Member of Kerala Legislative Assembly
- In office 2001–2016
- Constituency: Varkala

Personal details
- Born: 12 December 1950 (age 75) Thiruvananthapuram
- Party: Indian National Congress
- Spouse: Shaheeda Kahar
- Children: One son and one daughter

= Varkala Kahar =

Indian politician

Varkala Kahar is an Indian politician who was a member of 13th, 14th and 15th Kerala Legislative Assembly. He belongs to Indian National Congress party and represented Varkala constituency. He was elected to Kerala Legislative Assembly in 2001, 2006 and 2011. In 2016, he lost to Left Democratic Front candidate V. Joy, thus ending a 15-year old stint. In 2026 Kerala Legislative Assembly election, he had contested again in the same constituency and failed to win against the incumbent legislator V. Joy.

==Political life==
He started his political career as a student leader of Kerala Students Union. He was the college union speaker in S.N College, Varkala.
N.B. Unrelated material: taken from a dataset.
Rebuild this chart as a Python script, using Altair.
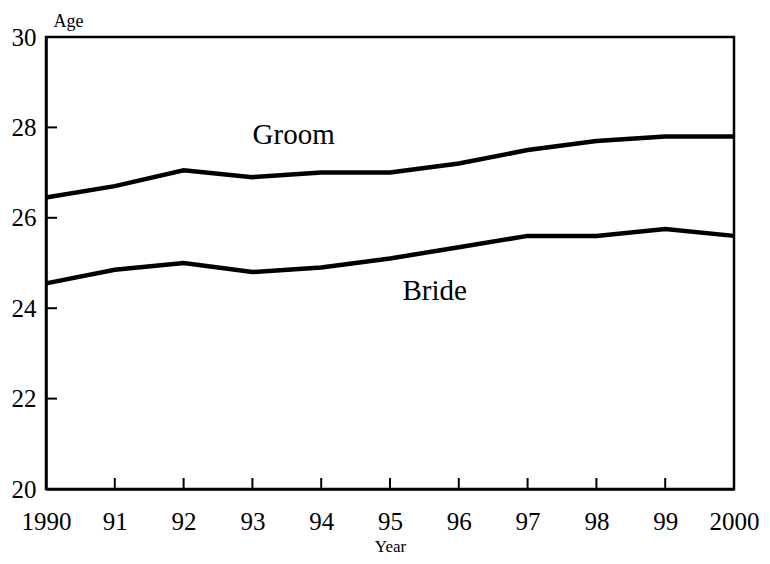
import altair as alt
import pandas as pd

years = [1990, 1991, 1992, 1993, 1994, 1995, 1996, 1997, 1998, 1999, 2000]
groom = [26.45, 26.7, 27.05, 26.9, 27.0, 27.0, 27.2, 27.5, 27.7, 27.8, 27.8]
bride = [24.55, 24.85, 25.0, 24.8, 24.9, 25.1, 25.35, 25.6, 25.6, 25.75, 25.6]
y_ticks = [20, 22, 24, 26, 28, 30]
x_inner_ticks = [1991, 1992, 1993, 1994, 1995, 1996, 1997, 1998, 1999]
series_labels = ["Groom", "Bride"]
label_year = [1993.6, 1995.65]
label_age = [27.83, 24.38]

FONT = "Liberation Serif"
W, H = 688, 452

df = pd.DataFrame({
    "year": years * 2,
    "age": groom + bride,
    "series": ["Groom"] * len(years) + ["Bride"] * len(years),
})
lab = pd.DataFrame({"year": label_year, "age": label_age, "text": series_labels})
xt = pd.DataFrame({"year": x_inner_ticks})
yt = pd.DataFrame({"age": y_ticks})

xscale = alt.Scale(domain=[1990, 2000], nice=False, zero=False)
yscale = alt.Scale(domain=[20, 30], nice=False, zero=False)

xaxis = alt.Axis(
    values=years, title="Year", ticks=False, grid=False,
    labelExpr="datum.value == 1990 || datum.value == 2000 ? '' + datum.value : substring('' + datum.value, 2)",
    labelFont=FONT, labelFontSize=25, labelColor="black", labelPadding=20,
    titleFont=FONT, titleFontSize=17, titleFontWeight="normal", titleColor="black",
    titlePadding=4, domainColor="black", domainWidth=2.5, labelFlush=False,
)
yaxis = alt.Axis(
    values=y_ticks, title="Age", ticks=False, grid=False,
    labelFont=FONT, labelFontSize=25, labelColor="black", labelPadding=10,
    titleFont=FONT, titleFontSize=18, titleFontWeight="normal", titleColor="black",
    titleAngle=0, titleX=22, titleY=-11, titleAlign="center", titleBaseline="alphabetic",
    domainColor="black", domainWidth=2.5,
)

lines = alt.Chart(df).mark_line(color="black", strokeWidth=4.5).encode(
    x=alt.X("year:Q", scale=xscale, axis=xaxis),
    y=alt.Y("age:Q", scale=yscale, axis=yaxis),
    detail="series:N",
)

texts = alt.Chart(lab).mark_text(font=FONT, fontSize=29, color="black").encode(
    x=alt.X("year:Q", scale=xscale),
    y=alt.Y("age:Q", scale=yscale),
    text="text:N",
)

xticks = alt.Chart(xt).mark_rule(color="black", strokeWidth=2).encode(
    x=alt.X("year:Q", scale=xscale),
    y=alt.value(H - 11),
    y2=alt.value(H),
)
yticks = alt.Chart(yt).mark_rule(color="black", strokeWidth=2).encode(
    y=alt.Y("age:Q", scale=yscale),
    x=alt.value(0),
    x2=alt.value(11),
)

chart = alt.layer(lines, xticks, yticks, texts).properties(
    width=W, height=H,
    autosize=alt.AutoSizeParams(type="none"),
    padding={"left": 38, "top": 29, "right": 28, "bottom": 66},
    background="white",
).configure_view(stroke="black", strokeWidth=2.5)

chart.save("out.html", embed_options={"renderer": "svg", "actions": False})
He has served as the chairman of Kerala Head Load Workers' Welfare Fund Board. He is also the founder president of Thiruvananthapuram Head Load Workers' Union. He was a Haj Goodwill Delegate representing India.

==Personal life==
He was born on 12 December 1950 at Varkala in Thiruvananthapuram district. He is the son of Abdulla Musaliar and Shereefa Beevi. He is married to Shaheeda Kahar and has two children.